Task requirements: The lines to extract run from the first line of the material below to the line containing "ax = fig.add_axes([48.5", both included; leave the pictures behind.

-------- Data shown --------

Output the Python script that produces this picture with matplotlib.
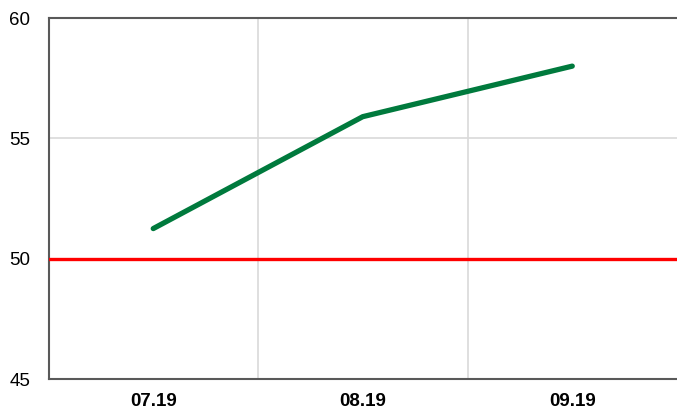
import matplotlib.pyplot as plt

plt.rcParams['font.family'] = ['Liberation Sans', 'DejaVu Sans']

months = ["07.19", "08.19", "09.19"]
values = [51.25, 55.9, 58.0]
threshold = 50

fig = plt.figure(figsize=(6.77, 4.11), dpi=100)
ax = fig.add_axes([48.5 / 677, 1 - 379 / 411, 1 - 48.5 / 677, (379 - 18) / 411])

x = list(range(len(months)))
ax.axhline(threshold, color="#ff0000", lw=2.4, zorder=3)
ax.plot(x, values, color="#007a3d", lw=3.8, solid_capstyle="round", zorder=4)

ax.set_xlim(-0.5, len(months) - 0.5)
ax.set_ylim(45, 60)
ax.set_yticks([45, 50, 55, 60])
ax.set_xticks(x)
ax.set_xticklabels(months, fontweight="bold")
ax.set_xticks([i + 0.5 for i in x[:-1]], minor=True)

ax.grid(axis="y", color="#d9d9d9", lw=1.2)
ax.grid(axis="x", which="minor", color="#d9d9d9", lw=1.2)
ax.set_axisbelow(True)

ax.tick_params(axis="both", which="both", length=0, labelsize=13.5, colors="black")
ax.tick_params(axis="y", pad=13)
ax.tick_params(axis="x", pad=10)

for side in ["left", "bottom", "top"]:
    ax.spines[side].set_color("#595959")
    ax.spines[side].set_linewidth(1.5)
ax.spines["right"].set_visible(False)

fig.savefig("out.png", dpi=100)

--------

Final result:
Output the Python script that produces this picture with matplotlib.
import matplotlib.pyplot as plt

plt.rcParams['font.family'] = ['Liberation Sans', 'DejaVu Sans']

months = ["07.19", "08.19", "09.19"]
values = [51.25, 55.9, 58.0]
threshold = 50

fig = plt.figure(figsize=(6.77, 4.11), dpi=100)
ax = fig.add_axes([48.5 / 677, 1 - 379 / 411, 1 - 48.5 / 677, (379 - 18) / 411])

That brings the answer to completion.